Por Luis Orea Campos.-

Se ha puesto de moda últimamente en el ámbito de los analistas políticos alertar que crece el descrédito de la democracia como sistema de convivencia social en el electorado, en particular entre los jóvenes.

Pero ninguno de ellos asume la responsabilidad que le cabe en la propagación de este fenómeno sociológico. Es inexplicable como tanto ellos como los grandes medios contribuyan a que cunda el escepticismo respecto de la eficacia del sistema democrático como continente de la voluntad popular y garante de la transparencia de los negocios públicos, por ejemplo instalando que los políticos “son todos lo mismo”

Y eso, que es cierto en gran parte, no es una verdad absoluta: hay dirigentes que realmente desean ir más allá de la mera búsqueda del poder y lograr la estabilización y el despegue del país.

Pero al parecer es más vendible ensañarse con el «fracaso» de Macri y ponerlo en la misma bolsa que al gobierno kirchnerista -una secta empeñada en remover hasta el último cimiento del orden institucional, usando, como es de práctica, los mecanismos que les provee el mismo sistema al que quieren exterminar- o dedicar cientos de minutos de aire y centímetros de columna para comentar las miserias de las “internas” palaciegas o de los opositores obviando el tratamiento de temas estructurales que hacen temblequear el edificio social.

Es hora de que quienes tienen la posibilidad de influir en la opinión del público comiencen a pensar que parte tienen en ese descrédito de la democracia cuyo expansión tanto parece preocuparles.

Así fue como los nazis se hicieron del poder en la Alemania post Versalles: usaron los mismos mecanismos que les proveía el sistema para sustituirlo por una autocracia aprovechando la confusión y el descreimiento del pueblo en la eficacia del sistema hasta entonces vigente para dar respuestas a sus necesidades diarias.

Difícilmente aquí lleguemos a esos extremos, pero por cierto el reemplazo conceptual de la democracia por el populismo y los líderes mágicos nos ha traído hasta el estado de decadencia del que hoy gozamos cómodamente

Muchos medios, opinólogos y analistas hablan del progresivo descrédito de la democracia como si fueran necesarias sesudas elaboraciones para llegar a esa revelación cuando en realidad el fenómeno es fácilmente perceptible en la calle.

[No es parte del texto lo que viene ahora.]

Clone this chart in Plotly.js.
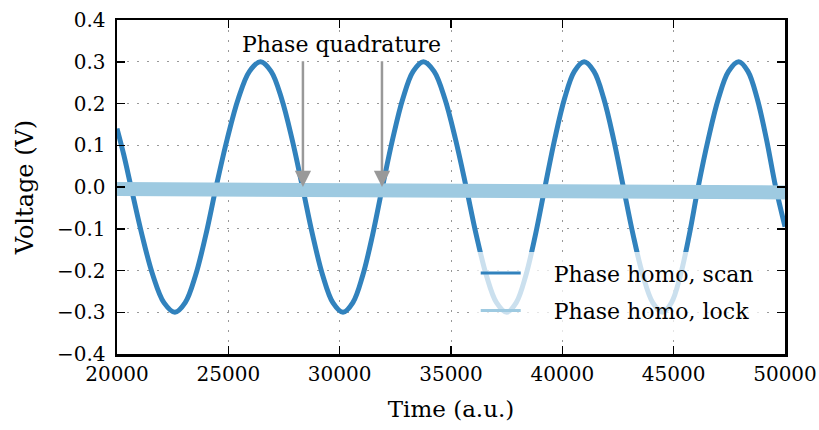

Como no va a pasar eso si es inexplicable que el sistema no sólo haya posibilitado que una persona tan gris y mediocre como Alberto Fernández haya llegado a la presidencia, sino que a pesar de las muestras diarias de su incompetencia que causó miles de muertes evitables, de su extravío mental, de sus ridiculeces y papelones que alimentan la burla despiadada de humoristas y articulistas siga orondo calentando el sillón de Rivadavia sin que aparezca una Tía Vicenta que clame por su despido inmediato caricaturizándolo no como una tortuga sino como un pato criollo.

Como no va a pasar eso si en nuestras narices todos los días aparecen muestras del saqueo al erario que una horda de parásitos perpetra desde el gobierno sin que al colectivo social se le mueva un ceja ni desencadene otra reacción que subir memes o furiosos comentarios a las redes.

Mientras se tolere que un tonto de capirote ejerza la presidencia de la Nación, deje en ridículo al país y ocasione daños irreparables al concierto institucional, y que cardúmenes de pirañas sanguinarias agredan sin pausa al tesoro y a las instituciones del Estado por favor, no sigan con la cantinela del «descrédito de la democracia»

Porque el descrédito del que se habla no es de la democracia, nos pertenece íntegramente a nosotros como ciudadanos que no sabemos, no podemos o no queremos hacer respetar el sistema embebidos en nuestras pequeñeces diarias que nos arrastran y nos obnubilan olvidándonos de lo que costó recuperarlo de las manos de “hombres providenciales” que venían a reorganizar la Nación a punta de fusil.

Al sistema se lo defiende no solamente pregonando el respeto a los plazos constitucionales sino exigiendo que los funcionarios elegidos demuestren su idoneidad para ejercer el mandato conferido… o en caso contrario se vayan a su casa, porque se supone que se los elige para administrar con eficiencia los recursos públicos y asegurar las bases para el desarrollo equitativo del país, no para fungir de alegres comentaristas de una realidad que sólo existe en su imaginación mientras usufructúan los privilegios del poder.